◆ **DESCRIPTION OF THE TASK**
Check each line of the material below, and copy it if it holds the string "matplotlib".
* Begin *
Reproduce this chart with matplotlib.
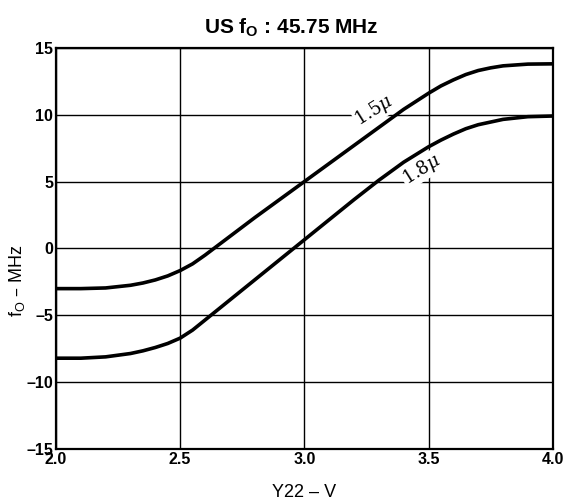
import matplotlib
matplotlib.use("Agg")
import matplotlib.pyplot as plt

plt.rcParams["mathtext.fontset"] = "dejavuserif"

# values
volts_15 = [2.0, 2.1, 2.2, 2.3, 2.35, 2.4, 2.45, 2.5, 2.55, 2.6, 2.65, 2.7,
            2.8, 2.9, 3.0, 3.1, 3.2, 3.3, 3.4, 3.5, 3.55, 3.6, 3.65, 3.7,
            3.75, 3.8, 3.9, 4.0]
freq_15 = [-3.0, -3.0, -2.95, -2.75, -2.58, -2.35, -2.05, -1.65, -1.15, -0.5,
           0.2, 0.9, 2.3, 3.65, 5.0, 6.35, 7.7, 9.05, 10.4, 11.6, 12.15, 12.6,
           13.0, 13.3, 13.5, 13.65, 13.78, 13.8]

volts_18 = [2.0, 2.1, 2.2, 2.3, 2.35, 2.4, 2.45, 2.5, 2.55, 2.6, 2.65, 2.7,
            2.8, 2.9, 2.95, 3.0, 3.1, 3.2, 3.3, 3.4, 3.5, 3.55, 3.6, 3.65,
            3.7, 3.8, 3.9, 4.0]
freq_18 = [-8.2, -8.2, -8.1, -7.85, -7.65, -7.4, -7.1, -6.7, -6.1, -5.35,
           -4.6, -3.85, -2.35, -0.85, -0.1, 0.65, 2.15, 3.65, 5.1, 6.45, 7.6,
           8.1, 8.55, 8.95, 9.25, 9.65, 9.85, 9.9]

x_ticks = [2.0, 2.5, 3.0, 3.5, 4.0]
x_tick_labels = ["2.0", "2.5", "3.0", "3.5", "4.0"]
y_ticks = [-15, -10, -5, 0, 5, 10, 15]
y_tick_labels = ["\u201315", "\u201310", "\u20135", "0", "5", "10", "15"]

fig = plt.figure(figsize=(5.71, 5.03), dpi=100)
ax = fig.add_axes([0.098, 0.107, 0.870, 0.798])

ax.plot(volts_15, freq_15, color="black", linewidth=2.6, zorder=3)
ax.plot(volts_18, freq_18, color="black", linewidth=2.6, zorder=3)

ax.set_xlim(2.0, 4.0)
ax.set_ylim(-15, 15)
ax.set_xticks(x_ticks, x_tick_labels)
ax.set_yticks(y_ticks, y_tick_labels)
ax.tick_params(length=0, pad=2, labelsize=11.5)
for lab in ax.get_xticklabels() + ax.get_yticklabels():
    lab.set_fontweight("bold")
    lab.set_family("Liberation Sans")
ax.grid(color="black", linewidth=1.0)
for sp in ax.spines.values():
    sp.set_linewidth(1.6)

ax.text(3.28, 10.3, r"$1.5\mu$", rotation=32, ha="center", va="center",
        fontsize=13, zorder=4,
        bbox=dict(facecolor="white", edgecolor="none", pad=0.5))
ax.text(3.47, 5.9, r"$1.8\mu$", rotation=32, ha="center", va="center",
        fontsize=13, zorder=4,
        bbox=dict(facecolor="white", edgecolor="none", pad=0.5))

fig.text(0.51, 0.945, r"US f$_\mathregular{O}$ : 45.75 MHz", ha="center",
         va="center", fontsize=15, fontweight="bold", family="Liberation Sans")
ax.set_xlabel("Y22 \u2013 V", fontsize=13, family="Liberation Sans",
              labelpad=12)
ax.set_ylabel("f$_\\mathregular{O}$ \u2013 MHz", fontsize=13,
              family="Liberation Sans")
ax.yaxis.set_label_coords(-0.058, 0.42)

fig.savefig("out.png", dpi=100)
* End *
◆ **RESPONSE**
Reproduce this chart with matplotlib.
import matplotlib
matplotlib.use("Agg")
import matplotlib.pyplot as plt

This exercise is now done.